Each year, Waubonsee Community College names an Outstanding Faculty Member. This award is given to educators who have demonstrated exceptional dedication and innovation in their field. This year’s Outstanding Faculty Member is Kathleen Randall, Professor of Education. Randall has served Waubonsee as a full-time Education instructor since 2002 and has led the department since then.
“Teachers mark not only with a grade but also mark hearts and minds,” said Randall. “Teaching is a unique career, a unique power, and that power allows us to make a difference, a connection, and a meaningful one that will hopefully last a lifetime.”
Randall, the daughter of educators, says realizing that teaching was her calling made all the difference in her life. Only after taking an introductory education course at a local community college did Randall become convinced she wanted to follow in her parents’ footsteps.
At Waubonsee, Randall is a leader in the Scaling Education Pathways in Illinois (SEPI) implementation team, a statewide project created to address the shortage of licensed education professionals. As part of that team, Randall worked with representatives from East Aurora School District 131, West Aurora School District 129, Northern Illinois University (NIU), and the Community Foundation of the Fox River Valley to help students transition into post-secondary Education programs, thereby contributing to the future of education in Illinois. SEPI provides an education pathway for anyone who desires to make their dream of a career in education come true.
Under Randall’s guidance and through SEPI, Waubonsee partners with NIU, East Aurora High School, and West Aurora High School to offer a streamlined college credit pathway, allowing students to enter at the beginning of their junior or senior year of high school or their first year of college at Waubonsee and complete with a teaching license. High school students can take dual credit courses at East Aurora High School or West Aurora High School while finishing their high school coursework.

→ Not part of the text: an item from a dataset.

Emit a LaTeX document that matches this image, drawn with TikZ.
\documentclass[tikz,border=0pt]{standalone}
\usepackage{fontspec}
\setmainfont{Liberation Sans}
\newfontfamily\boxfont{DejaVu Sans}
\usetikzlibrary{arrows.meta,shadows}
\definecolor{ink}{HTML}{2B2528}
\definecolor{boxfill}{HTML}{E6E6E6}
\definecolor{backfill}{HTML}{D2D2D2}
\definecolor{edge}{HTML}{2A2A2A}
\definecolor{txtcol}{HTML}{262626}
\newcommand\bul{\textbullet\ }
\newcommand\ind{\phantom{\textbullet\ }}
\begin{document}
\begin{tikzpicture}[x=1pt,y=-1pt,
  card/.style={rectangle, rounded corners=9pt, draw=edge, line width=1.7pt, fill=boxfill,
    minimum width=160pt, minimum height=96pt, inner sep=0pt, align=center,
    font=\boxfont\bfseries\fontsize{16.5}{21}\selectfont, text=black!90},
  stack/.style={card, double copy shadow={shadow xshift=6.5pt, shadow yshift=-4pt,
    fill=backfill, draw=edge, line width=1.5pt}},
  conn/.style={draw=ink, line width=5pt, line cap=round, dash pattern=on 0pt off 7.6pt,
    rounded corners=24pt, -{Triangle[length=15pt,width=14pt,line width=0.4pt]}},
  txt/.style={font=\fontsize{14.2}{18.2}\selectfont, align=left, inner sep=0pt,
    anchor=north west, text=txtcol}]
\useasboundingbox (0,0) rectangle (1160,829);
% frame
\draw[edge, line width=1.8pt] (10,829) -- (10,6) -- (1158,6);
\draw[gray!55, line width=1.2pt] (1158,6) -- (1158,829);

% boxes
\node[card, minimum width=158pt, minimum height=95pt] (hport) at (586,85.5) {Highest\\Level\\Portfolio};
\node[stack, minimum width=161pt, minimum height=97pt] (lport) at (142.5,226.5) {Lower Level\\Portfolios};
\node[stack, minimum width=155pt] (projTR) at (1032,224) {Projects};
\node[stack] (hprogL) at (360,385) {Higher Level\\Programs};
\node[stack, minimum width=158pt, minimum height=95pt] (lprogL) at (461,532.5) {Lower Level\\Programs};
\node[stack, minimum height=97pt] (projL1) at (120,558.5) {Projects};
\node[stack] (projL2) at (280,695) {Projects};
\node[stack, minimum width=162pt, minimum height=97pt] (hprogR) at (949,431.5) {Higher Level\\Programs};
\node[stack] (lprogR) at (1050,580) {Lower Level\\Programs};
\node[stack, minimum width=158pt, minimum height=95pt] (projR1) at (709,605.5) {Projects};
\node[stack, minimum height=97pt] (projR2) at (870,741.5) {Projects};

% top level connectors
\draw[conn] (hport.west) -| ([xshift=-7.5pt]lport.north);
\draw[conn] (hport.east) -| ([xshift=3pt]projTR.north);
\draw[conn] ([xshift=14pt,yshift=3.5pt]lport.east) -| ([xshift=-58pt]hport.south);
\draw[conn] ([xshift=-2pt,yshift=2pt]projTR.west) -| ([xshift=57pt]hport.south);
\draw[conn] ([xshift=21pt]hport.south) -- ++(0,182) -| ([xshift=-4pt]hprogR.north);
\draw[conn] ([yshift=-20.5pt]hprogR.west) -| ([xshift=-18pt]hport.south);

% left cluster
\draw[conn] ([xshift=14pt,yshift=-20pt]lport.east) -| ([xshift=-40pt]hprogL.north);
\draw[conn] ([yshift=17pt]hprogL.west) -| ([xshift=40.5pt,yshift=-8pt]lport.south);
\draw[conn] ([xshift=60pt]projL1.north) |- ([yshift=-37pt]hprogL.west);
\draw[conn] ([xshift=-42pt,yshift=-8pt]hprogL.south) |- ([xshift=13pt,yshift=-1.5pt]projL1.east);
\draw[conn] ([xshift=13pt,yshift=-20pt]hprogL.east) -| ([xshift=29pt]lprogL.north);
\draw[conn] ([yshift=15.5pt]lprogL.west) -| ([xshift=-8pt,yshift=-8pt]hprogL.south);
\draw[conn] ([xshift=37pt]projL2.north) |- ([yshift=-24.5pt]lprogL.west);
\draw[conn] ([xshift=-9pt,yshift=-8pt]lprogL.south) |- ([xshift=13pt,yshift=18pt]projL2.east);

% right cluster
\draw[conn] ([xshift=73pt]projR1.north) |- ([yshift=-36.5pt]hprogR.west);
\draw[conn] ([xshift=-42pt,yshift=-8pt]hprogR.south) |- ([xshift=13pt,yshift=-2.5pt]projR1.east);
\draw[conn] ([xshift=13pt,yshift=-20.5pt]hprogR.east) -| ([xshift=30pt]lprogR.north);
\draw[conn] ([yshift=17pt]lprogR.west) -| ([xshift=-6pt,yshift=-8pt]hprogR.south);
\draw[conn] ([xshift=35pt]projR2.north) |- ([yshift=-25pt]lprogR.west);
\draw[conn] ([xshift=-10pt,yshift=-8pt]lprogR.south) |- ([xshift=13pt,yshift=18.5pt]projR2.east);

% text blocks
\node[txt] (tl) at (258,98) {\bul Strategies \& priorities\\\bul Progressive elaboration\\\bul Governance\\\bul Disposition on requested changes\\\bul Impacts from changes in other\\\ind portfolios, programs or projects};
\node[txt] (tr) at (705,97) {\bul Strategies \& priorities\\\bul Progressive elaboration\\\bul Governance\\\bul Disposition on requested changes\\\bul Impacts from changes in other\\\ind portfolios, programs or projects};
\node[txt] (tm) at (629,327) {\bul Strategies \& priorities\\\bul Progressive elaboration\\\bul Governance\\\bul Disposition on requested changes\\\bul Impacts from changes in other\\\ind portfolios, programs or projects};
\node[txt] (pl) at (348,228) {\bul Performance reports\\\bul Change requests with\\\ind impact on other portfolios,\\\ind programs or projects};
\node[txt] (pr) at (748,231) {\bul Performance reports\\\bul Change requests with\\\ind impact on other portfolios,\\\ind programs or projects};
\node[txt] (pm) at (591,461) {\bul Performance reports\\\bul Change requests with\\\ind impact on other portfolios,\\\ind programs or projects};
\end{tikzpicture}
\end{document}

SEPI is aligned to meet a growing demand for qualified teachers in Illinois as the state continues to face a critical teacher shortage crisis, confirmed by both the Illinois Association of School Boards in its May/June 2024 report and the Illinois Association of Regional Superintendents of Schools (IARSS) annual survey. IARSS published that 73% of schools indicated they had teacher shortages, with over 2,500 teacher, special education, and support staff positions reported as vacant or filled with persons less than qualified.
Waubonsee is helping develop future teachers by working in the local community with students who aspire to change lives in the teaching profession and working with institutions that want to partner to create career pathways. SEPI allows participating institutions flexibility in determining what kind of partnerships will be needed at the post-secondary and secondary education levels to best serve and attract students interested in entering the pathway across the state.
Because Randall worked for 13 years with high school students who had learning disabilities and behavioral, social, and emotional disorders, she draws on both her secondary and post-secondary experience in advising future teachers. She helps her students make connections through the National Education Association/Illinois Education Association (NEA/IEA) and has taken students to multiple preservice teacher conferences and trainings as an advisor for the NEA/IEA Student Educator’s Association.
Twenty years ago, Randall established the Waubonsee Student Education Association (WSEA) and continues to serve as the advisor to help students prepare to be future educators. Heading into her twenty-third year at Waubonsee, Randall says she continues to see a familiar pattern emerge. It is common for students Randall taught to return to Waubonsee with their adult children years later, who also want to pursue a teaching career. “I am most proud of students who are now giving back as teachers,” said Randall. “They are influencing others and changing lives. It brings tears to my eyes to see how I helped someone decide that this was their calling.”
Randall’s leadership reaches outside of Waubonsee’s district and beyond. She is actively involved in other statewide efforts, such as the Illinois Community College Educator Leaders-Grow Your Own Initiative, the Illinois Community College Educational Faculty Association, and the Educators Rising group, all of which are focused on addressing the critical shortage of education professionals in Illinois.
Both students and colleagues who nominated Randall’s instructional effectiveness, which is based largely on her serving as a role model and mentor, comment on her ability to create a welcoming environment and action to support student success. She models the importance of teaching and that it is not only a profession but a vocation, one she calls “a calling and a profession combined.”
Randall’s advice for aspiring teachers is to continue to learn. “Stay up to date with the current changes and needs. There are a lot of changes. There is never a time to not learn,” she says. “There’s always a reason to take classes or the opportunity to continue one’s education.”
Randall says Waubonsee’s quality, affordability, and variety of instruction allow students to explore and look around in those formative years and help students with many different classes that transfer directly, whether they are pursuing a two-year degree or not. She invites students who are still determining what they want to do to consider taking an introduction to education course, special education, or educational psychology. “These courses can be life-changing for you,” she says.
Randall will be recognized and presented with the Outstanding Faculty Member Award at a college event in August. The college’s Outstanding Faculty Member Selection Committee, comprised of previous award recipients and academic administrators, makes the final selection.